Links: Author's Website / Show Official Info /

Soldiers are called upon to serve far from home. Sometimes even further than expected. A routine patrol, sends ten soldiers beyond reach and leaves them in the ultimate of isolated commands.

A routine patrol becomes so much more for two MRAPs in Afghanistan. A jolt and they are no longer on the road they’d been following. The conditions are rough, but the team has a diverse set of knowledge and skills. Their one time hobbies will be very important.

The first goal is establish a base of operations. Safety from both enemies and nature. Although they have materials to get by for a short time, food, water, and shelter are going to be needed. These will be no easy tasks when there are only 10 people. Few hands spread thin have trouble getting things done.

Next they reach out to their neighbors. Peace and trade will be key to making the situation work in the long run. The firepower of modern weapons helps and makes for a great display of power, but once ammunition is expended, it is irreplaceable. Quantity has a quality all its own, and some of their neighbors have a lot of numbers.

Then it's time to find a way home or settle in for eternity. Hope comes in the form of a late arrival, but the troops need to plan for the long haul. The one resistance is fraternization. But the longer they are in the past, the harder it becomes to avoid the issue.

This is a time travel gearing down novel similar to the Ring of Fire, Island in the Sea of Time, and the Axis of Time trilogy. Soldiers from the present are trapped in the past and need to find a way to survive. I have enjoyed this type of story ever since reading Mark Twain’s A Connecticut Yankee in King Arthur’s Court.

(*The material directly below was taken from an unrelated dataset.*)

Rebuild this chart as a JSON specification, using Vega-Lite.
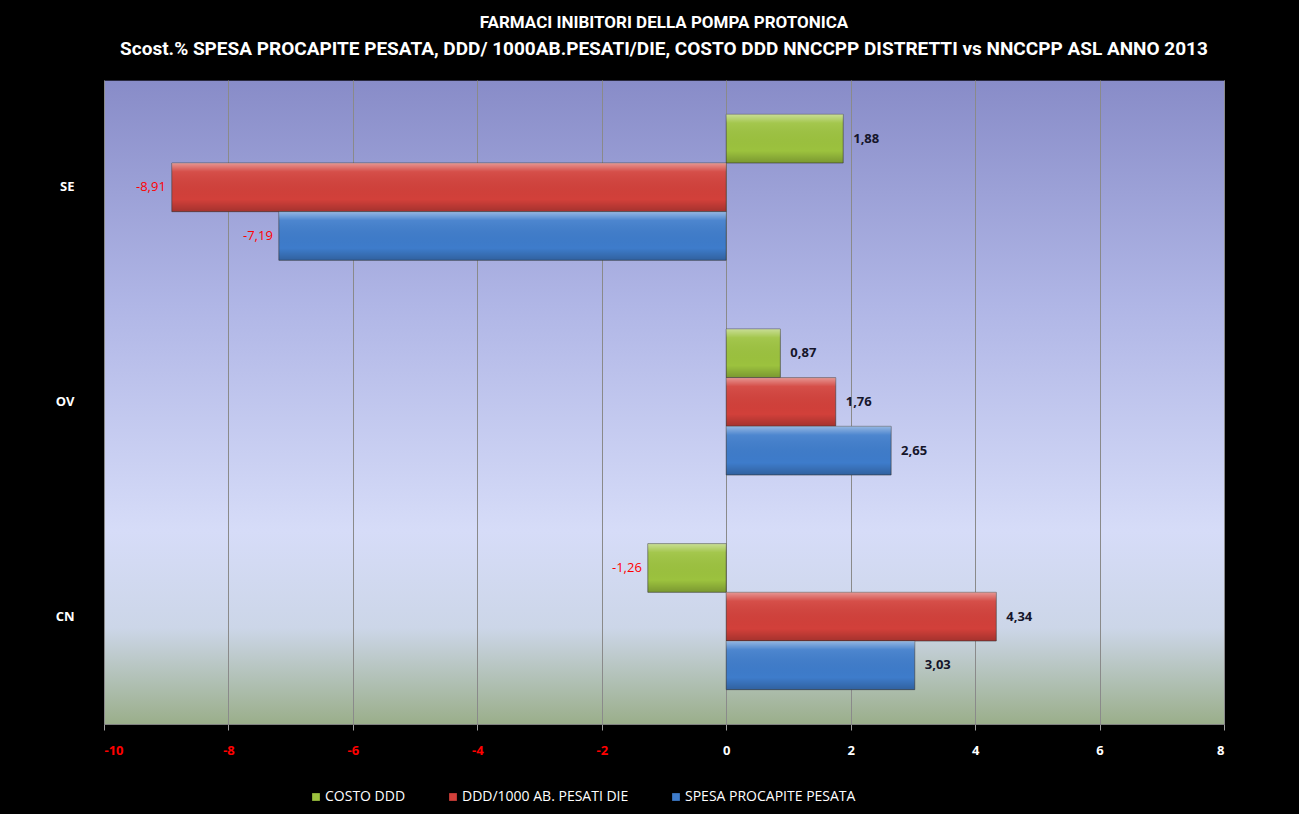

The female characters were a bit of a problem for me. They stayed stereotypical for too long. There was development, but the cookie cutter feminist bitch harping got a bit wearing. I am not sure she was developed enough to make the reader understand her position. Regardless of the missing development and backstory, I still enjoyed the novel.

This was a good novel. Was it the greatest novel ever written? No, but it was entertaining. And in the end sometimes that is all you need. It is a standalone novel, which is great. There is no commitment to a story that may never end. This is a weakness in modern publishing, it seems like too few stories are allowed to end with one arc.